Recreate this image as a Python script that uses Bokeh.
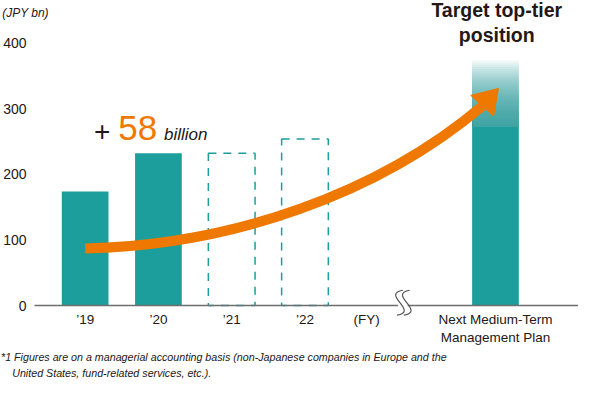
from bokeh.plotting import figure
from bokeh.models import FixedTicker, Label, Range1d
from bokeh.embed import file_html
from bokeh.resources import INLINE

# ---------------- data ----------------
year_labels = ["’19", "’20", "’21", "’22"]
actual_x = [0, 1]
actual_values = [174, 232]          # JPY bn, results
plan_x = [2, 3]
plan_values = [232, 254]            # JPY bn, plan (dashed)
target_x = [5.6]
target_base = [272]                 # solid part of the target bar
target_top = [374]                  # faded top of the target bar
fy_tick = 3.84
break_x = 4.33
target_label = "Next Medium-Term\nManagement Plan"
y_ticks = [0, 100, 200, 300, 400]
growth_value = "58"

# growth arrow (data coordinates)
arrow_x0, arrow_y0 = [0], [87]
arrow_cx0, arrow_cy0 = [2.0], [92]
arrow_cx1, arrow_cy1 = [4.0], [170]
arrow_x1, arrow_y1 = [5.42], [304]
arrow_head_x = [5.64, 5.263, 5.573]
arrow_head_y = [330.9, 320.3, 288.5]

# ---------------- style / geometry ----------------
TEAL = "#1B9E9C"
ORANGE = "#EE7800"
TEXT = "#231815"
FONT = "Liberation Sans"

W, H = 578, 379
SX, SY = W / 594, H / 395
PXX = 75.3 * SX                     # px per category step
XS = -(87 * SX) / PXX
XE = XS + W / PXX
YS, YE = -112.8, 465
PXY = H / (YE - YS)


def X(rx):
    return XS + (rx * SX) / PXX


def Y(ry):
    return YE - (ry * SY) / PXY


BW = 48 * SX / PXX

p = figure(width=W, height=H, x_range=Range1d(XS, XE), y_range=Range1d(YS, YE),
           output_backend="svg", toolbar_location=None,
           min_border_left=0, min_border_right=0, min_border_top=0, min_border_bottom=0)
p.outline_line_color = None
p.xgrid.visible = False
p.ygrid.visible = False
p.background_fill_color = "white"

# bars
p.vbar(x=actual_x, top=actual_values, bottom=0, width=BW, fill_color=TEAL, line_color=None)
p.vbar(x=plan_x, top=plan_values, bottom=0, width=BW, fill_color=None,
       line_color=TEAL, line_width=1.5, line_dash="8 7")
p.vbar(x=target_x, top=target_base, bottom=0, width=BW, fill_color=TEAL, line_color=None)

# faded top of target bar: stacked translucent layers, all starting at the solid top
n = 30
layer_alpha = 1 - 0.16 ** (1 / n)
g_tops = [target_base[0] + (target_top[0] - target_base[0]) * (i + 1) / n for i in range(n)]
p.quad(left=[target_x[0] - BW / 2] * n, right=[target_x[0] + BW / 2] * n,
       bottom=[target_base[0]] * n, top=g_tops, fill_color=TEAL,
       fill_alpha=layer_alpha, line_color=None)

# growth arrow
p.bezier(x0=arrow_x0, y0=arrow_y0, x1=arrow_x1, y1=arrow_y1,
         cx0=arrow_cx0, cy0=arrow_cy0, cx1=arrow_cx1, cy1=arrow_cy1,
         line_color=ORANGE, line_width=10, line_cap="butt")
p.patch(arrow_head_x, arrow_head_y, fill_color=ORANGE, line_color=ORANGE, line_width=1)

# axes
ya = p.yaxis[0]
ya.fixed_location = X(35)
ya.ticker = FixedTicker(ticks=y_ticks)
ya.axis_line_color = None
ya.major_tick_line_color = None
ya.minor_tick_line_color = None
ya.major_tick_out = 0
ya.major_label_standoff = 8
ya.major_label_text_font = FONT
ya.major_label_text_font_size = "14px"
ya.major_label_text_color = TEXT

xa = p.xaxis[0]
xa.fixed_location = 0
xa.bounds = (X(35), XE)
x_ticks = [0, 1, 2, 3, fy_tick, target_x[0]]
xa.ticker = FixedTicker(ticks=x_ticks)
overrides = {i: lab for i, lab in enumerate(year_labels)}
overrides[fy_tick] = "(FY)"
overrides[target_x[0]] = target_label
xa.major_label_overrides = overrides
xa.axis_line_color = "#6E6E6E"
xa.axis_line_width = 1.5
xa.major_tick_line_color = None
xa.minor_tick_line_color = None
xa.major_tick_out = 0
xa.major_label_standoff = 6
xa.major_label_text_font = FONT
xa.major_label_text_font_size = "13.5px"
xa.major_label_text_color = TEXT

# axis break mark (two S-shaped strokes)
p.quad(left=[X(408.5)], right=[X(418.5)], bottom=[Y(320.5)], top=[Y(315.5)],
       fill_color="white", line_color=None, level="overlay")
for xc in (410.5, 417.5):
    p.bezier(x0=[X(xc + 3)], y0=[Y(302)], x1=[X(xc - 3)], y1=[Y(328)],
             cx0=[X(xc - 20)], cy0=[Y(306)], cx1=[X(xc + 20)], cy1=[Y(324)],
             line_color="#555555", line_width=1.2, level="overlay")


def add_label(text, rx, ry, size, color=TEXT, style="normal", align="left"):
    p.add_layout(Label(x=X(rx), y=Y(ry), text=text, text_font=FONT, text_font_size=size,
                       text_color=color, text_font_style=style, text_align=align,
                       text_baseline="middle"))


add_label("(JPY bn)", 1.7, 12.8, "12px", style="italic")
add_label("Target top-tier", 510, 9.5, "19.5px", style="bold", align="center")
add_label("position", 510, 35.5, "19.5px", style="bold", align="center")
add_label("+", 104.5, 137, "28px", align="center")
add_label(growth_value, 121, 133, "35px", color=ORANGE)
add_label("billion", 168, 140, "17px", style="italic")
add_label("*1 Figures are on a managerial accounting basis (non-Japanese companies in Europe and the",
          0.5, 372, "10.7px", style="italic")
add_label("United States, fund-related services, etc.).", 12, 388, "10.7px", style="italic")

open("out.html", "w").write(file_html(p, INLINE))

• AIM
From the first line of the material down to the line containing "return YE - (ry * SY) / PXY", inclusive, return each line exactly, skipping any picture.

• THE RESULT
Recreate this image as a Python script that uses Bokeh.
from bokeh.plotting import figure
from bokeh.models import FixedTicker, Label, Range1d
from bokeh.embed import file_html
from bokeh.resources import INLINE

# ---------------- data ----------------
year_labels = ["’19", "’20", "’21", "’22"]
actual_x = [0, 1]
actual_values = [174, 232]          # JPY bn, results
plan_x = [2, 3]
plan_values = [232, 254]            # JPY bn, plan (dashed)
target_x = [5.6]
target_base = [272]                 # solid part of the target bar
target_top = [374]                  # faded top of the target bar
fy_tick = 3.84
break_x = 4.33
target_label = "Next Medium-Term\nManagement Plan"
y_ticks = [0, 100, 200, 300, 400]
growth_value = "58"

# growth arrow (data coordinates)
arrow_x0, arrow_y0 = [0], [87]
arrow_cx0, arrow_cy0 = [2.0], [92]
arrow_cx1, arrow_cy1 = [4.0], [170]
arrow_x1, arrow_y1 = [5.42], [304]
arrow_head_x = [5.64, 5.263, 5.573]
arrow_head_y = [330.9, 320.3, 288.5]

# ---------------- style / geometry ----------------
TEAL = "#1B9E9C"
ORANGE = "#EE7800"
TEXT = "#231815"
FONT = "Liberation Sans"

W, H = 578, 379
SX, SY = W / 594, H / 395
PXX = 75.3 * SX                     # px per category step
XS = -(87 * SX) / PXX
XE = XS + W / PXX
YS, YE = -112.8, 465
PXY = H / (YE - YS)


def X(rx):
    return XS + (rx * SX) / PXX


def Y(ry):
    return YE - (ry * SY) / PXY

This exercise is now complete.